As for his own marital troubles and lawyer feuds, Kasman states in his $2 million lawsuit against Ft. Lauderdale attorney Barry Roderman, that the lawyer "was involved in an inappropriate personal relationship with" his ex-wife's attorney. As a result, Roderman was guilty of extortion as well as "legal malpractice, breach of fiduciary duty and breach of contract."

We couldn't get Roderman's side of this because he did not return several calls. Too bad, we could have compared notes on Lewis.

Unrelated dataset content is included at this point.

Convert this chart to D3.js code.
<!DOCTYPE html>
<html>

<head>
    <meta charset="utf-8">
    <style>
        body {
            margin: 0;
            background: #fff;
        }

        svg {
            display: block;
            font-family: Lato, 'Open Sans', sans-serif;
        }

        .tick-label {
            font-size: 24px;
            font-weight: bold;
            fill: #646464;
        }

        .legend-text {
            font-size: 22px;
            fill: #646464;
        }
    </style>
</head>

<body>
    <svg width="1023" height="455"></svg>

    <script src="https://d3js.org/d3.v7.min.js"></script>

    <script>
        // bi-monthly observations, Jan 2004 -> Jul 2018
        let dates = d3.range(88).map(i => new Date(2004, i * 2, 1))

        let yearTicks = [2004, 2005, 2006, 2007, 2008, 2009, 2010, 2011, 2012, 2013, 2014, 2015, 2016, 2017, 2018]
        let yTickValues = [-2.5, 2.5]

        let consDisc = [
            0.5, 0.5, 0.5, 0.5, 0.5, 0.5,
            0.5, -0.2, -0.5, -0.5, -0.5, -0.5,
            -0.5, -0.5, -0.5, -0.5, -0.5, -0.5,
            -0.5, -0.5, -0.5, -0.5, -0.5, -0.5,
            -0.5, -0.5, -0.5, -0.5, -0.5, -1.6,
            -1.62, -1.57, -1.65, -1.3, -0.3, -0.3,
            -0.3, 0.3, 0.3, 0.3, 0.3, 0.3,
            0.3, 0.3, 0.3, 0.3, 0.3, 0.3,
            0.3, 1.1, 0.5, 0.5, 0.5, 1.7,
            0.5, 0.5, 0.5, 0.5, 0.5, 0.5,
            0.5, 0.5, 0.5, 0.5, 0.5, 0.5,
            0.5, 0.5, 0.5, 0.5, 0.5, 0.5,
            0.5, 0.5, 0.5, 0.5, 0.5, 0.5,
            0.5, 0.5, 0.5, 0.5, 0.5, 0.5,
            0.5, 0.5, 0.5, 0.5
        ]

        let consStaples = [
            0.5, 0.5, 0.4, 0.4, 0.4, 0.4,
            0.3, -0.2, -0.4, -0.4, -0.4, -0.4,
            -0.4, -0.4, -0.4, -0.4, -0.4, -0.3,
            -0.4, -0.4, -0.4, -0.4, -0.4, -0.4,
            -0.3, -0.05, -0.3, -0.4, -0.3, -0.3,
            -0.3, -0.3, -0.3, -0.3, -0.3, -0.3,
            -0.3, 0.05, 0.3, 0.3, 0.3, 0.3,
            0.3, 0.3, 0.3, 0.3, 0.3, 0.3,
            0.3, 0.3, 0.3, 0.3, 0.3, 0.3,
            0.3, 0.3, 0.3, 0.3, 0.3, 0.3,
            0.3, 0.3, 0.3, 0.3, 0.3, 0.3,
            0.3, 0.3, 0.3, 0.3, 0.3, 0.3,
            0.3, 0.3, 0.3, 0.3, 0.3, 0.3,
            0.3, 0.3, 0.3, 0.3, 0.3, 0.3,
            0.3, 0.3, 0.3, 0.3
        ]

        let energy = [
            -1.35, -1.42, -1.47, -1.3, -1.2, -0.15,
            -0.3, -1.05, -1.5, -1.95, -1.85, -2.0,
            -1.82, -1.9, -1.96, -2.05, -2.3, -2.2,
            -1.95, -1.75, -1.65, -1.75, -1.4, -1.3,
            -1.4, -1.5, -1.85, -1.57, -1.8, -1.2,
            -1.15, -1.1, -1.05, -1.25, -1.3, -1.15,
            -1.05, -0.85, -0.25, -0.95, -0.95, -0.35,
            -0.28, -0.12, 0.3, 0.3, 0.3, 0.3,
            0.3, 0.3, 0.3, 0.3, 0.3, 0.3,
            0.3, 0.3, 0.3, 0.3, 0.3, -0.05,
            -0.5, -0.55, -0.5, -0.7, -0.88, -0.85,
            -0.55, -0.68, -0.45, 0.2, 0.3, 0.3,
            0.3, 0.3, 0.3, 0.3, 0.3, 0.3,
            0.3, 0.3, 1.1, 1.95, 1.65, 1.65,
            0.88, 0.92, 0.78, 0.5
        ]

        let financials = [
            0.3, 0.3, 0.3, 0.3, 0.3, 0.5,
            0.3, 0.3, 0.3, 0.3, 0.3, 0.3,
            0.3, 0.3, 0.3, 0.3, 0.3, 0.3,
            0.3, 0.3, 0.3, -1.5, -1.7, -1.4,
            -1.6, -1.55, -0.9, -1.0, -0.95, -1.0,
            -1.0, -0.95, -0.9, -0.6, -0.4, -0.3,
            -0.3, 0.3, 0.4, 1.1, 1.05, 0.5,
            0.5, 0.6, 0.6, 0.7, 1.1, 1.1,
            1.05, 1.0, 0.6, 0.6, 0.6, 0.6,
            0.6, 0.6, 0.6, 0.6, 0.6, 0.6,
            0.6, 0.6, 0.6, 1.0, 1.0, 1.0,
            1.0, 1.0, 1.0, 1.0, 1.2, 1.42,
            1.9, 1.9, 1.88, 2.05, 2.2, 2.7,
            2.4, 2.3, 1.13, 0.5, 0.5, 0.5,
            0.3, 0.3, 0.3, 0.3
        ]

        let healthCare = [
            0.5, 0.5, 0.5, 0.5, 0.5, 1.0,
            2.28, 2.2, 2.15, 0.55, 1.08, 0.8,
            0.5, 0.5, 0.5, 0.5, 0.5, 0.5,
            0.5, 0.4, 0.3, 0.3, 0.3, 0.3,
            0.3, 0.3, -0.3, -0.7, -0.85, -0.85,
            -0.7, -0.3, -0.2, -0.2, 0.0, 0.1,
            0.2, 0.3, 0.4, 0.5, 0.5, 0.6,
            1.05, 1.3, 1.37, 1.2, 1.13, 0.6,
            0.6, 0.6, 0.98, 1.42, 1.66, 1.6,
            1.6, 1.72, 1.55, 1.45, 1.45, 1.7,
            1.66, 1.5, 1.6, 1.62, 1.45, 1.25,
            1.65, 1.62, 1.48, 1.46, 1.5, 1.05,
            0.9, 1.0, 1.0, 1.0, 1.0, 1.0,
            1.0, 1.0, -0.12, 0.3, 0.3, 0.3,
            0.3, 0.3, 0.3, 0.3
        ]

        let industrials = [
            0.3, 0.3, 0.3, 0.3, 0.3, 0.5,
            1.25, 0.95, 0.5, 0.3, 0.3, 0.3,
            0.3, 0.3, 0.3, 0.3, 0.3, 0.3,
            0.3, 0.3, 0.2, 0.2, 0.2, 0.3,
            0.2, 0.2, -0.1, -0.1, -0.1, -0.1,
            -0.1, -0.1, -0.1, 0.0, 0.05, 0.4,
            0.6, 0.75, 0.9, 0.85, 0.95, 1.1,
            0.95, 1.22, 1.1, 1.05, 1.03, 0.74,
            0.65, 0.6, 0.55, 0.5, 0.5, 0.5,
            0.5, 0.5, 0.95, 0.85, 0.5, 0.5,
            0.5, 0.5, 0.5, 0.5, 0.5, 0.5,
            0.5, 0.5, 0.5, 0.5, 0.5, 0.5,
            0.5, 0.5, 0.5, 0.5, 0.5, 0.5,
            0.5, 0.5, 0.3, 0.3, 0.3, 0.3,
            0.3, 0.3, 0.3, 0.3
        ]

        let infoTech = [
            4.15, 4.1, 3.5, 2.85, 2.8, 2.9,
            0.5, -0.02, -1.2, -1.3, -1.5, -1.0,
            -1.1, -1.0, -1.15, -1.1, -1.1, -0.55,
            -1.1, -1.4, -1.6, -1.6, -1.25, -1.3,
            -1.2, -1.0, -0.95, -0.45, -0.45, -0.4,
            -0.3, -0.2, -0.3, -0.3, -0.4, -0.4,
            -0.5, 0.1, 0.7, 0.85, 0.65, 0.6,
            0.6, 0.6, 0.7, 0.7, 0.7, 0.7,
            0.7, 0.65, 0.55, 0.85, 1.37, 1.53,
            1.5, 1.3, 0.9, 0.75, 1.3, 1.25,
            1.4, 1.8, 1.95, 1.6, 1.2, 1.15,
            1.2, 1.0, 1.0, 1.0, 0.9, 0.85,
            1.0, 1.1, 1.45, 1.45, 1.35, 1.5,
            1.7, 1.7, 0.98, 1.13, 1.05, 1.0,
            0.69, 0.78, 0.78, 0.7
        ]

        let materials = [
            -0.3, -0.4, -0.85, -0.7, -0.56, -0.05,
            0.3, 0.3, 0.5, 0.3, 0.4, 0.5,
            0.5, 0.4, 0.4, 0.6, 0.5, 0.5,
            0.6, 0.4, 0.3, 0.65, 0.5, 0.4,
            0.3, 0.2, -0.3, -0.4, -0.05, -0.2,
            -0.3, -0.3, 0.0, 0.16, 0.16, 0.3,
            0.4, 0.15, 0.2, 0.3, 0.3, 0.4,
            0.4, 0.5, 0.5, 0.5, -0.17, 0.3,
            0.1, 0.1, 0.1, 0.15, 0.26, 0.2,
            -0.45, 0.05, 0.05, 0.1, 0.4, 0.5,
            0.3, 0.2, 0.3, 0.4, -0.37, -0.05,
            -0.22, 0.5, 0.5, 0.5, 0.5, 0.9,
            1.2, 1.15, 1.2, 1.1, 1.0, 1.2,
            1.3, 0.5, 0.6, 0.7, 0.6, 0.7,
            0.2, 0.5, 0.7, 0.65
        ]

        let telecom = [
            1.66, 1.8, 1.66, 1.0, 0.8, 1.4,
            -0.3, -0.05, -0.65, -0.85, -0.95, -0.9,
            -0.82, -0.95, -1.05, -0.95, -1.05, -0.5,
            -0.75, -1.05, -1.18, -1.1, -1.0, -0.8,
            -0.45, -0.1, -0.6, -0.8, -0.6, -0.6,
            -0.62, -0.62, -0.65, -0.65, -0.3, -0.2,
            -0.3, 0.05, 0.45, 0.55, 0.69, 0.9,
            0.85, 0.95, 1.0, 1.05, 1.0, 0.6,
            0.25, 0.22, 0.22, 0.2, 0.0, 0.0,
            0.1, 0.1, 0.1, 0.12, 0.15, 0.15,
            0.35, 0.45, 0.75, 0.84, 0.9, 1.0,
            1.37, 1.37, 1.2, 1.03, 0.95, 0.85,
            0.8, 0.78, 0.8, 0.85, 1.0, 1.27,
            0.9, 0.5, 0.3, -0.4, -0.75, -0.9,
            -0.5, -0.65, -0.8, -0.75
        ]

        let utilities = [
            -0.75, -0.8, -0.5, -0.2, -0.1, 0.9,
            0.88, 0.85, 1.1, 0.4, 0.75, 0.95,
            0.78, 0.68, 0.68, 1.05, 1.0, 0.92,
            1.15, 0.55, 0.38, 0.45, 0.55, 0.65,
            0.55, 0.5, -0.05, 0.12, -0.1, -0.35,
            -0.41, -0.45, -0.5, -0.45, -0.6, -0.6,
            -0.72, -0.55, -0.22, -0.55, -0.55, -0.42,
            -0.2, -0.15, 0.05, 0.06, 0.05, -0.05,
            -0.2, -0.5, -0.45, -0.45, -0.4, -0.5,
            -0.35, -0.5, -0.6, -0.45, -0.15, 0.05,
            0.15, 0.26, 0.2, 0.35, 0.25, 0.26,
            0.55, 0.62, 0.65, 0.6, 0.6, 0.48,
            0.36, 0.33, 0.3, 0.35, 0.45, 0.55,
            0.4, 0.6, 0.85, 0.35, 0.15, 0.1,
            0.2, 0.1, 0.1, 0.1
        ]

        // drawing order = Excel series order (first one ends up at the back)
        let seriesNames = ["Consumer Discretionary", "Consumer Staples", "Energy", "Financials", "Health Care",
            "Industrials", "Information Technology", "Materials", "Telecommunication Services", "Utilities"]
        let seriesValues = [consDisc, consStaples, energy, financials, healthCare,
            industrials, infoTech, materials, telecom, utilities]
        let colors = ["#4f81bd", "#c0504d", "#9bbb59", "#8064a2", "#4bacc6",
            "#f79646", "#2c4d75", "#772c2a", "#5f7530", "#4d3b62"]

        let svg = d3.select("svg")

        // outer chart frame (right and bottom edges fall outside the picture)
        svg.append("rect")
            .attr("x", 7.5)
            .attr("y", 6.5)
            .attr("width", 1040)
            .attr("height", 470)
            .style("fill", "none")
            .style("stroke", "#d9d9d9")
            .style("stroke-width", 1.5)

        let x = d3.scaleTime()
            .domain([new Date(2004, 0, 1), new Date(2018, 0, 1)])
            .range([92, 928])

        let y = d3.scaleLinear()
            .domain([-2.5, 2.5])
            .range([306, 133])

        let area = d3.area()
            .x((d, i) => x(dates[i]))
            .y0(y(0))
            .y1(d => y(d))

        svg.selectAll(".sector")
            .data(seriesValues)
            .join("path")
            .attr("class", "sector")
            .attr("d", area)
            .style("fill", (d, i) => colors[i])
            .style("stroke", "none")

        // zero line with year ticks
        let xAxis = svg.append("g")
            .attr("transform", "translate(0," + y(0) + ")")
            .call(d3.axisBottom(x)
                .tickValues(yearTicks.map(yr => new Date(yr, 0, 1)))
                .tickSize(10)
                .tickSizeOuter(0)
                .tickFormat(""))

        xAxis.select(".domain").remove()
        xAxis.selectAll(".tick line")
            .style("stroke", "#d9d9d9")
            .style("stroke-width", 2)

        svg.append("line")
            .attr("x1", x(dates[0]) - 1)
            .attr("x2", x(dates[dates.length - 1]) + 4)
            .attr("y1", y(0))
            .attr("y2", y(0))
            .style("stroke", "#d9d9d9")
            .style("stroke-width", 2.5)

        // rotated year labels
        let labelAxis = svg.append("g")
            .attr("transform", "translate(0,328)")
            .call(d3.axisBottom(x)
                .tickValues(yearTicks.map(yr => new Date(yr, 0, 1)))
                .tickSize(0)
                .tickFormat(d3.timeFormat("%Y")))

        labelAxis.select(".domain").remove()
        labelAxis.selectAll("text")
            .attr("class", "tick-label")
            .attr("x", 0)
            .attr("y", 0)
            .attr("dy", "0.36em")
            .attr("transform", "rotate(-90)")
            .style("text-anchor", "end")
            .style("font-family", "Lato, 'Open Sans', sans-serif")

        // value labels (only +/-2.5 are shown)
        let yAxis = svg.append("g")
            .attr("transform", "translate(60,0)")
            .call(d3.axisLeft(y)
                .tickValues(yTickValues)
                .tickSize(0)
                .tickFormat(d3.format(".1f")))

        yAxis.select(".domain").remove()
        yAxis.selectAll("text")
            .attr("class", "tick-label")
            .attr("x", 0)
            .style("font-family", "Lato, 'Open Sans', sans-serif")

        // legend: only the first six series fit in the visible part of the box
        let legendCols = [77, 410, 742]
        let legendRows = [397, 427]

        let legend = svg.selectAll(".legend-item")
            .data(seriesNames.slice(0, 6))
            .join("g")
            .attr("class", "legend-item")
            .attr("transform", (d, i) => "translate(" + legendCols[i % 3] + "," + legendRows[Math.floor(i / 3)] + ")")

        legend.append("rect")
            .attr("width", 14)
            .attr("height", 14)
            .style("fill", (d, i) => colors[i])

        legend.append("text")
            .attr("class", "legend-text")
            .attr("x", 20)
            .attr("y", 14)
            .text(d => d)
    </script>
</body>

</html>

Kasman has a slew of litigation going against lawyers. In addition to the Roderman suit, he has one against a second attorney. He also has charged other Florida attorneys and judges with malpractice during the three years his divorce case was in the courts. Among other things, Mrs. Kasman won $439,000 from the sale of their home, and judgments totaling $350,000, which Kasman has not yet paid. The case ended in October, 2009. It's unclear exactly where Kasman resides (some court papers suggest he lives with his mother in Palm Beach). But wherever it is, sources say two former Navy SEALs make up his personal protection detail.

For two years, beginning in August of 2008, according to court records, and letters and other documents that Gang Land was provided by Kasman and Levin, the attorney was retained by Eileen Kasman's father, Albert Kula, to represent his daughter and consult with the Florida firm that handled her divorce case.

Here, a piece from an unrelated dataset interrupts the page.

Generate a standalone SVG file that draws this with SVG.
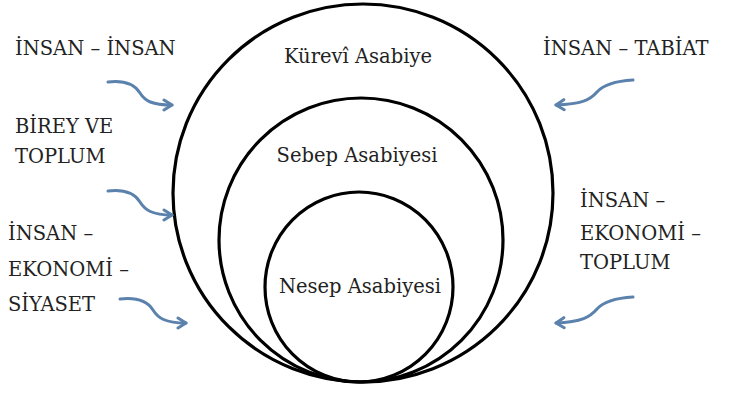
<svg xmlns="http://www.w3.org/2000/svg" width="734" height="394" viewBox="0 0 734 394">
<style>
  .t { font-family: "DejaVu Serif", serif; font-size: 19.5px; fill: #222; }
</style>
<defs>
  <marker id="head" markerUnits="userSpaceOnUse" markerWidth="14" markerHeight="14" refX="10" refY="7" orient="auto">
    <path d="M2,2 L10,7 L2,12" fill="none" stroke="#5b82ad" stroke-width="3" stroke-linecap="round" stroke-linejoin="round"/>
  </marker>
</defs>
<rect width="734" height="394" fill="#fff"/>

<g id="kurevi">
  <ellipse cx="363" cy="193" rx="190" ry="189" fill="none" stroke="#000" stroke-width="3.2"/>
  <text class="t" x="358" y="63" text-anchor="middle">Kürevî Asabiye</text>
</g>
<g id="sebep">
  <ellipse cx="361" cy="240" rx="142" ry="142" fill="none" stroke="#000" stroke-width="3.2"/>
  <text class="t" x="357" y="162" text-anchor="middle">Sebep Asabiyesi</text>
</g>
<g id="nesep">
  <ellipse cx="359" cy="287" rx="94" ry="95" fill="none" stroke="#000" stroke-width="3.2"/>
  <text class="t" x="360" y="293" text-anchor="middle">Nesep Asabiyesi</text>
</g>
<g id="insan-insan"><text class="t" x="15" y="55">İNSAN – İNSAN</text></g>
<g id="birey-toplum"><text class="t" x="15" y="133">BİREY VE</text><text class="t" x="15" y="163">TOPLUM</text></g>
<g id="insan-ekonomi-siyaset"><text class="t" x="8" y="240">İNSAN –</text><text class="t" x="8" y="276">EKONOMİ –</text><text class="t" x="8" y="311">SİYASET</text></g>
<g id="insan-tabiat"><text class="t" x="543" y="55">İNSAN – TABİAT</text></g>
<g id="insan-ekonomi-toplum"><text class="t" x="580" y="207">İNSAN –</text><text class="t" x="580" y="240">EKONOMİ –</text><text class="t" x="580" y="269">TOPLUM</text></g>

<g id="connectors" fill="none" stroke="#5b82ad" stroke-width="3" stroke-linecap="round">
  <path marker-end="url(#head)" d="M108,82 C125,80 135,85 140,93 S152,105 172,105"/>
  <path marker-end="url(#head)" d="M108,191 C125,189 135,194 140,202 S152,215 172,215"/>
  <path marker-end="url(#head)" d="M120,299 C138,297 148,302 153,310 S165,323 186,323"/>
  <path marker-end="url(#head)" d="M633,80 C616,81 604,84 597,92 S582,104 556,105"/>
  <path marker-end="url(#head)" d="M633,297 C616,298 604,301 597,309 S582,322 556,323"/>
</g>
</svg>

Kasman claims that he has told the U.S. Attorney's Office in Brooklyn that Levin's real purpose while working for his ex-wife was to "obstruct justice and put a federal witness, me, in harm's way. He was just trying to find out my location when I was operating as a cooperating witness. He took $50,000 from my father-in-law and all he did was ask my father-in-law, 'Where's Lewis?' He'll see me in court."

Said Levin: "He's a pathological liar. And a pathetic human being. All I did was try to protect his ex-wife and help her recoup the hundreds of thousands he stole from his children's trust funds. The work I did for Eileen Kasman is documented in a transfile of my work product. That this subhuman waste product is allowed to be in society, and to extort all the lawyers involved in his divorce case is a sad example of what cooperating witnesses can get away with under the guise of government protection."

Kasman, who became a paid FBI informer in 1997 and wore a wire against numerous mobsters and members of Gotti's family, including his widow, from 2005 to 2007, pleaded guilty to racketeering conspiracy and other crimes he committed while working for the feds. He was sentenced to three years of supervised release in September.

Spokesmen for the FBI and Brooklyn U.S. Attorney's office did not respond to queries about Kasman's status, or the charges and counterclaims that he and Levin made about each other.

Gang Land hates to take sides on this, but three minutes in the ring, Marquess of Queensberry rules of course, sounds like a nice way to settle things.